MARKET TRENDS

Leak Before It Speaks: AI Is Listening to Your Pipes

New data places the global digital twin water distribution market at $2.06B in 2026, as US utilities adopt AI-led network management

2 Apr 2026

Aerial view of circular water treatment clarifier tank

A digital revolution is reshaping how water utilities manage their networks, and the numbers are striking. The global market for digital twin technology in water distribution has reached $2.06 billion in 2026, according to a January 2026 report from The Business Research Company, growing 16.4% from $1.77 billion the prior year. By 2030, analysts project the market will hit $3.76 billion as utilities worldwide accelerate investment in AI-powered network management.

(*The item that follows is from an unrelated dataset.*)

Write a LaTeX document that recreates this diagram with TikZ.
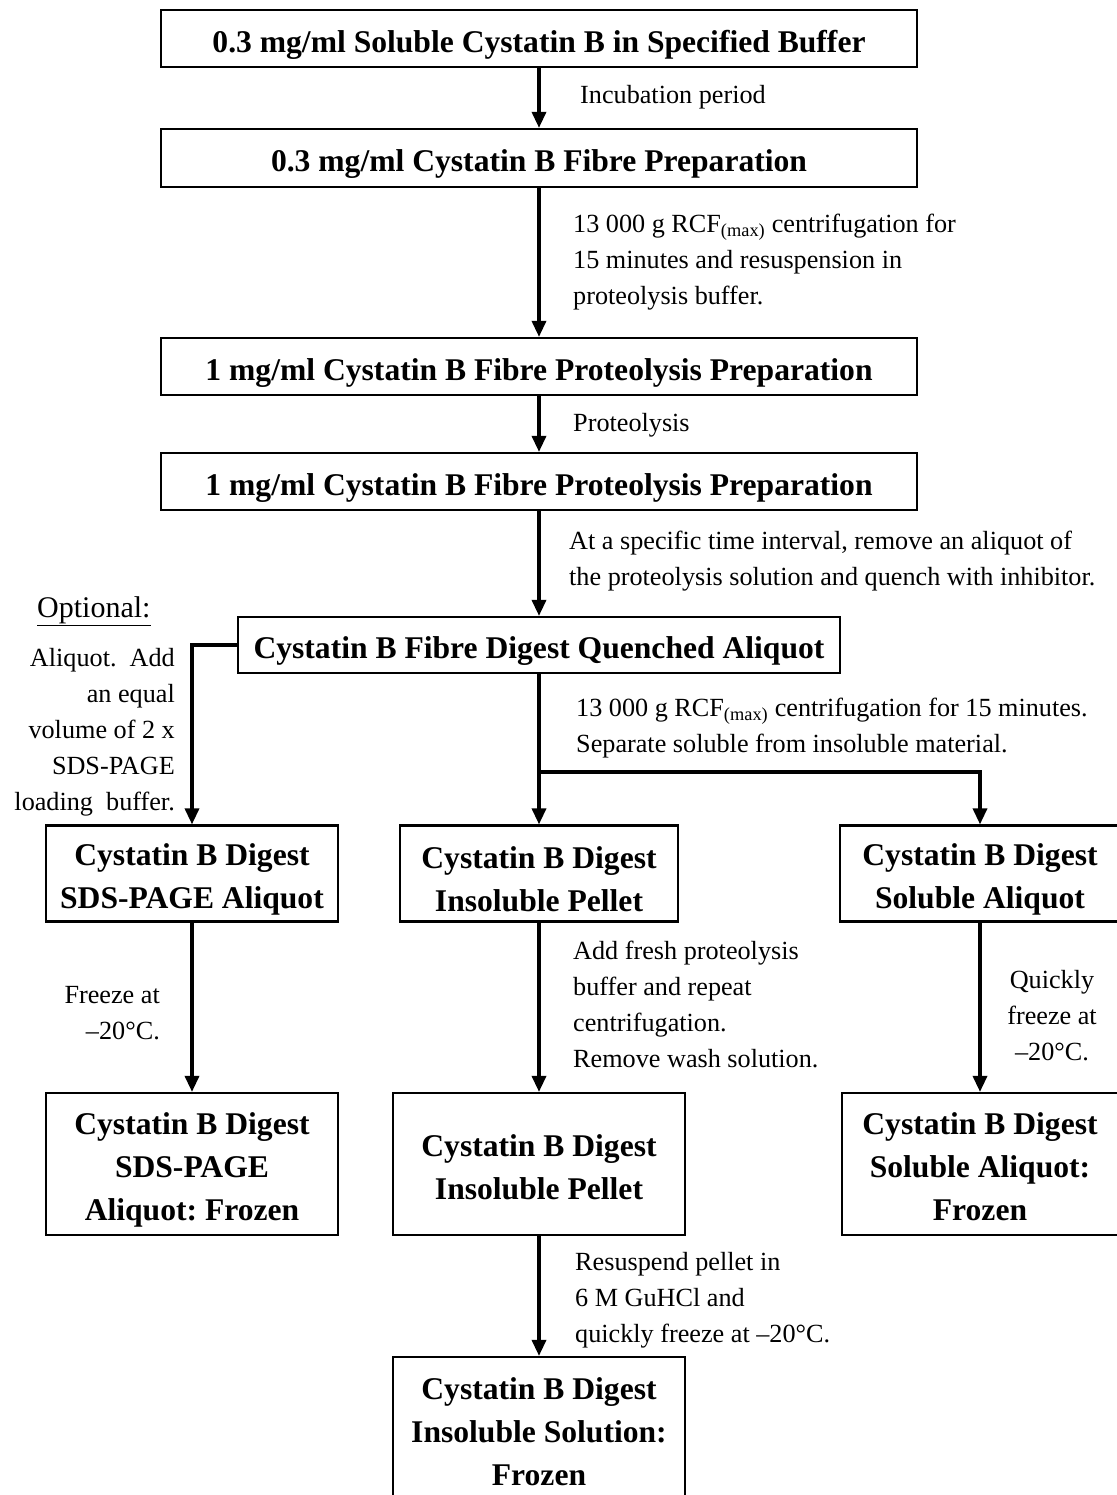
\documentclass[tikz,border=0pt]{standalone}
\usepackage{fontspec}
\setmainfont{Liberation Serif}
\usetikzlibrary{arrows.meta}
\frenchspacing
\newcommand\boxstrut{\rule{0pt}{34pt}}
\newcommand\halfstrut{\rule{0pt}{28pt}}
\begin{document}
\begin{tikzpicture}[x=1pt,y=-1pt,
  box/.style={draw, line width=2.2pt, font=\fontsize{31.6}{43}\selectfont\bfseries, align=center, inner sep=0pt},
  lbl/.style={font=\fontsize{26.2}{36}\selectfont, inner sep=0pt, align=left, anchor=north west},
  arr/.style={line width=3.4pt, -{Triangle[width=14pt,length=16pt]}}]
\useasboundingbox[fill=white] (0,0) rectangle (1116,1495);

\node[box, minimum width=756pt, minimum height=57pt] (b1) at (539,38.5) {\boxstrut 0.3 mg/ml Soluble Cystatin B in Specified Buffer};
\node[box, minimum width=756pt, minimum height=58pt] (b2) at (539,158) {\boxstrut 0.3 mg/ml Cystatin B Fibre Preparation};
\node[box, minimum width=756pt, minimum height=57pt] (b3) at (539,366.5) {\boxstrut 1 mg/ml Cystatin B Fibre Proteolysis Preparation};
\node[box, minimum width=756pt, minimum height=57pt] (b4) at (539,481.5) {\boxstrut 1 mg/ml Cystatin B Fibre Proteolysis Preparation};
\node[box, minimum width=602pt, minimum height=56pt] (b5) at (539,645) {\boxstrut Cystatin B Fibre Digest Quenched Aliquot};
\node[box, minimum width=292pt, minimum height=96pt] (b6) at (192,873.5) {\boxstrut Cystatin B Digest\\SDS-PAGE Aliquot};
\node[box, minimum width=278pt, minimum height=96pt] (b7) at (539,873.5) {\boxstrut Cystatin B Digest\\Insoluble Pellet};
\node[box, minimum width=280pt, minimum height=96pt] (b8) at (980,873.5) {\boxstrut Cystatin B Digest\\Soluble Aliquot};
\node[box, minimum width=292pt, minimum height=142pt] (b9) at (192,1164) {\boxstrut Cystatin B Digest\\SDS-PAGE\\Aliquot: Frozen};
\node[box, minimum width=292pt, minimum height=142pt] (b10) at (539,1164) {\halfstrut Cystatin B Digest\\Insoluble Pellet};
\node[box, minimum width=276pt, minimum height=142pt] (b11) at (980,1164) {\halfstrut Cystatin B Digest\\Soluble Aliquot:\\Frozen};
\node[box, minimum width=292pt, minimum height=150pt] (b12) at (539,1432) {Cystatin B Digest\\Insoluble Solution:\\Frozen};

\coordinate (br) at (539,772);

\draw[arr] (b1) -- (b2);
\draw[arr] (b2) -- (b3);
\draw[arr] (b3) -- (b4);
\draw[arr] (b4) -- (b5);
\draw[arr] (b5.west) -| (b6.north);
\draw[arr] (b5) -- (b7);
\draw[arr] (br) -| (b8.north);
\draw[arr] (b6) -- (b9);
\draw[arr] (b7) -- (b10);
\draw[arr] (b8) -- (b11);
\draw[arr] (b10) -- (b12);

\node[lbl] (l1) at (580,85) {Incubation period};
\node[lbl] (l2) at (573,214) {13 000 g RCF\textsubscript{(max)} centrifugation for\\15 minutes and resuspension in\\proteolysis buffer.};
\node[lbl] (l3) at (573,413) {Proteolysis};
\node[lbl] (l4) at (569,531) {At a specific time interval, remove an aliquot of\\the proteolysis solution and quench with inhibitor.};
\node[lbl, font=\fontsize{30}{36}\selectfont] (opt) at (37,596) {\underline{Optional:}};
\node[lbl, anchor=north east, align=right] (l5) at (175,648) {Aliquot.~ Add\\an equal\\volume of 2 x\\SDS-PAGE\\loading~ buffer.};
\node[lbl] (l6) at (576,698) {13 000 g RCF\textsubscript{(max)} centrifugation for 15 minutes.\\Separate soluble from insoluble material.};
\node[lbl, anchor=north east, align=right] (l7) at (160,986) {Freeze at\\–20°C.};
\node[lbl] (l8) at (573,941) {Add fresh proteolysis\\buffer and repeat\\centrifugation.\\Remove wash solution.};
\node[lbl, anchor=north, align=center] (l9) at (1052,970) {Quickly\\freeze at\\–20°C.};
\node[lbl] (l10) at (575,1252) {Resuspend pellet in\\6 M GuHCl and\\quickly freeze at –20°C.};
\end{tikzpicture}
\end{document}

Digital twins are virtual replicas of physical water systems, fed by live sensor data and capable of simulating real-world behavior in real time. For water utilities, that means detecting leaks before they surface, predicting equipment failures before they happen, and optimizing pressure management across thousands of miles of aging pipework. The technology is converting reactive repair programs into proactive, data-driven operations that cut water loss and lower operating costs.

North America leads the market, driven by smart infrastructure investment across US utilities. Asia-Pacific is closing fast, backed by rapid urbanization and government-mandated efficiency programs. Real-world deployments are already setting benchmarks: Arcadis partnered with Houston Public Works in 2024 to build a digital twin of the city's distribution network, integrating AI-driven hydraulic modeling to manage pressure at the customer level and support long-term capital planning.

Three trends are driving the market forward: AI-based predictive leak detection, growing IoT sensor coverage, and cloud analytics platforms that put real-time operational insights in front of frontline teams. Together, they are collapsing the gap between data collection and actionable decisions for utilities of all sizes.

Challenges persist. Tariffs on sensors and processing hardware are pushing up capital costs for North American and European operators. Smaller utilities face budget constraints and integration headaches when layering new systems over legacy infrastructure. Despite those headwinds, investment keeps climbing as more operators post measurable returns from reduced non-revenue water losses and lower unplanned maintenance spend.

Regulatory pressure on distribution efficiency is tightening, and federal infrastructure funding continues to flow through US state programs. Digital twin adoption is moving from pilot stage to standard practice faster than many expected, and the utilities acting now are building an infrastructure advantage that will define the decade.